• Instructions for the task:
Reproduce, exactly and in full, only the lines below from the one containing "Convert this chart to matplotlib code." through the one containing "ax = fig.add_axes([80".
• • • • • • •
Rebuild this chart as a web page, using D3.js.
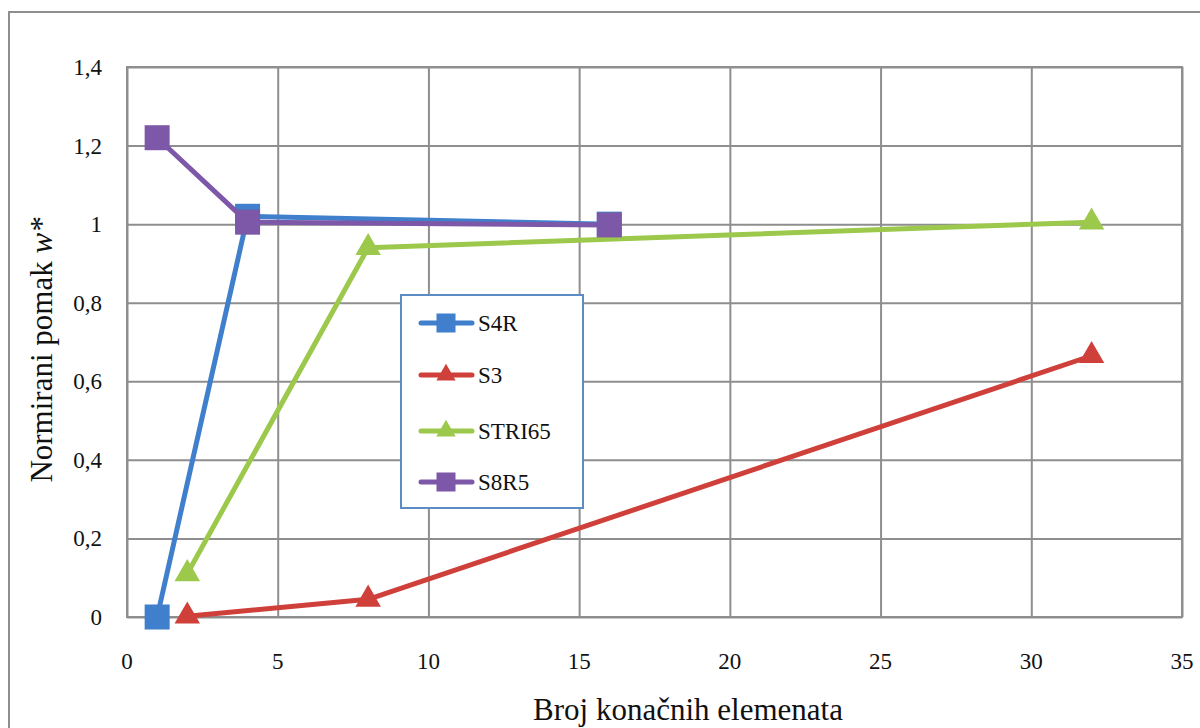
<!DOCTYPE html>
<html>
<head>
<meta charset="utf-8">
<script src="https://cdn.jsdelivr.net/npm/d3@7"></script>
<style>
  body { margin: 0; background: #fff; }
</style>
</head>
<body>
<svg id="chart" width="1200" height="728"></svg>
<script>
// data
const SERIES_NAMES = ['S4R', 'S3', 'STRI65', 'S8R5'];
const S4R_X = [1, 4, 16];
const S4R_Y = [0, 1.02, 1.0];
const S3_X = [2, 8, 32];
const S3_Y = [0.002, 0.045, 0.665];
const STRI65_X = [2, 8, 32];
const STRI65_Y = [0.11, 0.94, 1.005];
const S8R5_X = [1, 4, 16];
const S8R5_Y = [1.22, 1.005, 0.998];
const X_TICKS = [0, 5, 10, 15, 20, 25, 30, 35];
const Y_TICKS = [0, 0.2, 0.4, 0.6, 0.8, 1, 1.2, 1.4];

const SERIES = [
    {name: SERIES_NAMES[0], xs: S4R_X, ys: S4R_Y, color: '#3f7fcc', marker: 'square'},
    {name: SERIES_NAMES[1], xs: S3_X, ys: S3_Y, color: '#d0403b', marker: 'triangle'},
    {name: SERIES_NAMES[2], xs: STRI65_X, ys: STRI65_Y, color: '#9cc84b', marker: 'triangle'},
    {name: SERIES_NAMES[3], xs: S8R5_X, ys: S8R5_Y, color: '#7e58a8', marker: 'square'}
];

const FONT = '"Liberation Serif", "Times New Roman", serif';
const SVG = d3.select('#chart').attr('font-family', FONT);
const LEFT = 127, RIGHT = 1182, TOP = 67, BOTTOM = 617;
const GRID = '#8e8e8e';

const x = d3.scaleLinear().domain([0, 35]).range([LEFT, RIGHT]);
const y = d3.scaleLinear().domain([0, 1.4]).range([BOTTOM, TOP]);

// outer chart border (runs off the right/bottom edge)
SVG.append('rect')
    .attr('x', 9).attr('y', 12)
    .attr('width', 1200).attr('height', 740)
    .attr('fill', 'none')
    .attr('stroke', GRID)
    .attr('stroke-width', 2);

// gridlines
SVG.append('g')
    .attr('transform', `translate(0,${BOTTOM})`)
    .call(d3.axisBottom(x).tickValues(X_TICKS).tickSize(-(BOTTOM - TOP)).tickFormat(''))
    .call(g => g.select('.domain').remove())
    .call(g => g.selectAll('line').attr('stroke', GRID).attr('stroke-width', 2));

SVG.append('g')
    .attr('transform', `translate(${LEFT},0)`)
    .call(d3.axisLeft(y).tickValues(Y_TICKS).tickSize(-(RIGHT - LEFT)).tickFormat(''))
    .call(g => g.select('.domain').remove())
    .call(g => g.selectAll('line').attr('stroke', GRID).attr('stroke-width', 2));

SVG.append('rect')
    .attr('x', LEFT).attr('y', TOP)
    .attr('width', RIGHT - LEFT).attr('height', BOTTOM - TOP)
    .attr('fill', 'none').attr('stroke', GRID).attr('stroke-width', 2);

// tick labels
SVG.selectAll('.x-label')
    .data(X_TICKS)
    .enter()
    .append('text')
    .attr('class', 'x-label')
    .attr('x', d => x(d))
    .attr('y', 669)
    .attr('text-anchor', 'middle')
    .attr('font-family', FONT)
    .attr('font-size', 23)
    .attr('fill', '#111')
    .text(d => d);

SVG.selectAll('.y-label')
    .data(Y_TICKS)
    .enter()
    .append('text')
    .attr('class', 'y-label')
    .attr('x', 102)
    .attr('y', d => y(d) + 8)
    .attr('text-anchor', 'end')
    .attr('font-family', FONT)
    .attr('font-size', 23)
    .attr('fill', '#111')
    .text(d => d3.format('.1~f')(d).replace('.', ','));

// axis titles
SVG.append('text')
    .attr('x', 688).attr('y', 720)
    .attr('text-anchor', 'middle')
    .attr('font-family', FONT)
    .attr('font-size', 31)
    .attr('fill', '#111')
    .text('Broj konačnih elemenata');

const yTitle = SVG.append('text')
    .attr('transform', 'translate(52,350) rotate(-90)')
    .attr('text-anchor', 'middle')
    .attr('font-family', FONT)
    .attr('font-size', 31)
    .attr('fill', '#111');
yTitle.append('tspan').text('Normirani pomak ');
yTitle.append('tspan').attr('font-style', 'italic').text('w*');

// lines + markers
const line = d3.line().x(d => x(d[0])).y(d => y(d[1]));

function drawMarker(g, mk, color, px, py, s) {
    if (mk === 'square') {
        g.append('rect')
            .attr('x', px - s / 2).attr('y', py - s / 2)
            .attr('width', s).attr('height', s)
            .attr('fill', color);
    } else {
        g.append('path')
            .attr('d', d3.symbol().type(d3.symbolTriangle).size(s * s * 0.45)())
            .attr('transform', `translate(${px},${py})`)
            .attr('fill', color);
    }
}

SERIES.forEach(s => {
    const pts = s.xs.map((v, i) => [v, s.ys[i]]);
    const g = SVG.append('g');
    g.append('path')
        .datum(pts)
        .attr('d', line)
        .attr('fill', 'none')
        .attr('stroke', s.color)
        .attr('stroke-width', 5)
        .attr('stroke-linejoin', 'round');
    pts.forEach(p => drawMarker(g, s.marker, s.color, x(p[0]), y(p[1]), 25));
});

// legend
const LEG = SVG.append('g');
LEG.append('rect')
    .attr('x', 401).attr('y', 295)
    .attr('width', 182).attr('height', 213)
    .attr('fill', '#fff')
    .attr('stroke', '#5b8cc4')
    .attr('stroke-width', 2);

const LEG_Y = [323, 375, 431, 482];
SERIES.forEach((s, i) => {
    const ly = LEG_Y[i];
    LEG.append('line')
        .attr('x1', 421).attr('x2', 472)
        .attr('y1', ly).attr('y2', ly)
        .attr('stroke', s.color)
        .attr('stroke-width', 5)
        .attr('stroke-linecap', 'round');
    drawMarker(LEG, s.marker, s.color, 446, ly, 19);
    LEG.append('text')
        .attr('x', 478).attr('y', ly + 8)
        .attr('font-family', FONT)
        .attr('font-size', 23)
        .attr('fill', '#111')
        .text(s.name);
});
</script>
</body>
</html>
• • • • • • •
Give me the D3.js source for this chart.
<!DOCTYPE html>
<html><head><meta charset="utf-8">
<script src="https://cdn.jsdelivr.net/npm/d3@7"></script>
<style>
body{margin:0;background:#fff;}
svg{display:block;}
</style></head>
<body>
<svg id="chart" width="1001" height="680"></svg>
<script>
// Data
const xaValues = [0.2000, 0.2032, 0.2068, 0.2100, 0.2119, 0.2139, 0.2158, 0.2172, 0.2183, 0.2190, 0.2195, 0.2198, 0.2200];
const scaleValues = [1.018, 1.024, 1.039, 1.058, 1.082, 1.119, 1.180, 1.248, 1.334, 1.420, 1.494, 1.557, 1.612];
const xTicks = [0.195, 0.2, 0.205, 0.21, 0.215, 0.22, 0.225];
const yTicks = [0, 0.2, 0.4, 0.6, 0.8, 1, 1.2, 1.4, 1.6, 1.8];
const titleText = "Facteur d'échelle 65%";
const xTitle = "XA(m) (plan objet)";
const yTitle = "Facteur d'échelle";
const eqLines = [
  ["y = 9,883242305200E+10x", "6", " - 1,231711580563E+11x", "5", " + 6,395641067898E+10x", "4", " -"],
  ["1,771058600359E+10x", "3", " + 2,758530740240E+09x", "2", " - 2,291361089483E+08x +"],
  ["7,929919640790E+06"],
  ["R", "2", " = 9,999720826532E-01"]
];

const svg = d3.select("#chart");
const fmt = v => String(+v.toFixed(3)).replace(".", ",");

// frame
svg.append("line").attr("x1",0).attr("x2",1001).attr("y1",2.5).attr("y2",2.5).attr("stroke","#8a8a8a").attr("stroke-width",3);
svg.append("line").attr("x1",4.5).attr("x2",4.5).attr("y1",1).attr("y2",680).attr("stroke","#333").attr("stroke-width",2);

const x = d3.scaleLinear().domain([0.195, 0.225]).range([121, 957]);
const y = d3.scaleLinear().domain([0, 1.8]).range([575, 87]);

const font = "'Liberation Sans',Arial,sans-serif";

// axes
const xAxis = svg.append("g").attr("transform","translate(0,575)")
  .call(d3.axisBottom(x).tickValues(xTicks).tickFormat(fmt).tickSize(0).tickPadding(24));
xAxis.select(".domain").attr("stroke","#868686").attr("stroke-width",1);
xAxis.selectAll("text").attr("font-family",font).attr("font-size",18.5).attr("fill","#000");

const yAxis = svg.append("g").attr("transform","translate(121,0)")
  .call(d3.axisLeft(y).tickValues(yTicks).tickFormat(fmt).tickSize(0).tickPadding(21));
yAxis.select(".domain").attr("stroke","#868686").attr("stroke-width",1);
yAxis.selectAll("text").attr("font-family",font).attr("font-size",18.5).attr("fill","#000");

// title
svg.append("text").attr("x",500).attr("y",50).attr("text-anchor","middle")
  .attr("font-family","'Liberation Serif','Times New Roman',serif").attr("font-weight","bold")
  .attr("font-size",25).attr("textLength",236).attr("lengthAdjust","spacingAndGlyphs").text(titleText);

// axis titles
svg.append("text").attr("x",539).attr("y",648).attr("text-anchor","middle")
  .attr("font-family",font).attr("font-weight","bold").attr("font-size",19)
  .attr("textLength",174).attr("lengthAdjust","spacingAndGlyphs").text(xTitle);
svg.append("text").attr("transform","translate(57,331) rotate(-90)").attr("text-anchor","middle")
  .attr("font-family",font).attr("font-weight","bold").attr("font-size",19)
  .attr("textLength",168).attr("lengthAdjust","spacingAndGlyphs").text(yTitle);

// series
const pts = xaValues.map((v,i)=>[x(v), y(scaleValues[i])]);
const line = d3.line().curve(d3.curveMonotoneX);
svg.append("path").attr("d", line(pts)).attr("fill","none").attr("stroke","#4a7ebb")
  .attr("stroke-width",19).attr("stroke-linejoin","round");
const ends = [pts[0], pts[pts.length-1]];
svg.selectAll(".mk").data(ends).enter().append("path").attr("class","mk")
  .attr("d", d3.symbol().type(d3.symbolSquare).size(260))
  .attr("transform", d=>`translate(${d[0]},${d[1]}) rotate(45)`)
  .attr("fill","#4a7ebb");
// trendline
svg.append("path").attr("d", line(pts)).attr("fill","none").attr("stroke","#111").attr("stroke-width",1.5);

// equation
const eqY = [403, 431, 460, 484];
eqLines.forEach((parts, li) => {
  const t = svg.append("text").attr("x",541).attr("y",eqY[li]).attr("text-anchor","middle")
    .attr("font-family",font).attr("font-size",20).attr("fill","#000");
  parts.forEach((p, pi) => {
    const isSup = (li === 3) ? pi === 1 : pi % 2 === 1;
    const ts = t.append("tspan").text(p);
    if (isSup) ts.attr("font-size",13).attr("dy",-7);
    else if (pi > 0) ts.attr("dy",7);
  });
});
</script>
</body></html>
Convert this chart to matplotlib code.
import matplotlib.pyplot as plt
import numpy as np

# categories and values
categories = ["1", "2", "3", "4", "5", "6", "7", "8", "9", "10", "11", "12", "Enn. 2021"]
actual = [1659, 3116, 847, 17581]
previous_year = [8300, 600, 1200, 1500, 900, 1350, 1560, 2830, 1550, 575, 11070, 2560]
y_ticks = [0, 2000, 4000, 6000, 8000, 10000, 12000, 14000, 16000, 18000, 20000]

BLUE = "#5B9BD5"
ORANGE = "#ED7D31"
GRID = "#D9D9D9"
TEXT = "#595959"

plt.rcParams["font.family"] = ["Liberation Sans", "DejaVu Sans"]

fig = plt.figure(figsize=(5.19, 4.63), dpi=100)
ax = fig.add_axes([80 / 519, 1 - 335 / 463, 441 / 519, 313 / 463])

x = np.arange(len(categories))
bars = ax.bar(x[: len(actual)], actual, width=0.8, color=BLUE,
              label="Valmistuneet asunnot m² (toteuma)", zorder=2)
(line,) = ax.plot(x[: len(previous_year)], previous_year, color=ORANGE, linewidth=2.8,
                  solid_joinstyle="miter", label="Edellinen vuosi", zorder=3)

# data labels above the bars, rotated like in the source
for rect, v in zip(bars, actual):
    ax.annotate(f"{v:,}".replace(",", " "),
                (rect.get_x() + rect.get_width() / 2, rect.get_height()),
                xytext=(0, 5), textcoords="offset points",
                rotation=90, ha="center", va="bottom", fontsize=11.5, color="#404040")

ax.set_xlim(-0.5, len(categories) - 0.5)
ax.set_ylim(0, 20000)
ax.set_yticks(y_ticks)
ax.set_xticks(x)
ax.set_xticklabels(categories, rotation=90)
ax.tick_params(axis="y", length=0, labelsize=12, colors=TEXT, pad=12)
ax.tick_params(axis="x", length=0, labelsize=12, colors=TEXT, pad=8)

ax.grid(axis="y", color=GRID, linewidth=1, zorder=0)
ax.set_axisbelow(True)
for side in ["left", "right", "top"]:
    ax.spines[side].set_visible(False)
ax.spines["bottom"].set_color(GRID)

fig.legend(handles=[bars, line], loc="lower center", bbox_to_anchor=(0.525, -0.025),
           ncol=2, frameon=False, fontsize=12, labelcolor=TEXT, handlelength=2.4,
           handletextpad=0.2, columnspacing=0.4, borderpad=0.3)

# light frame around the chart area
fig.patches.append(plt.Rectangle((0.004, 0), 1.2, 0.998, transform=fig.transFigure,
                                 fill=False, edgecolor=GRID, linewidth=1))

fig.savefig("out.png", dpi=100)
• • • • • • •
• Finished answer:
Convert this chart to matplotlib code.
import matplotlib.pyplot as plt
import numpy as np

# categories and values
categories = ["1", "2", "3", "4", "5", "6", "7", "8", "9", "10", "11", "12", "Enn. 2021"]
actual = [1659, 3116, 847, 17581]
previous_year = [8300, 600, 1200, 1500, 900, 1350, 1560, 2830, 1550, 575, 11070, 2560]
y_ticks = [0, 2000, 4000, 6000, 8000, 10000, 12000, 14000, 16000, 18000, 20000]

BLUE = "#5B9BD5"
ORANGE = "#ED7D31"
GRID = "#D9D9D9"
TEXT = "#595959"

plt.rcParams["font.family"] = ["Liberation Sans", "DejaVu Sans"]

fig = plt.figure(figsize=(5.19, 4.63), dpi=100)
ax = fig.add_axes([80 / 519, 1 - 335 / 463, 441 / 519, 313 / 463])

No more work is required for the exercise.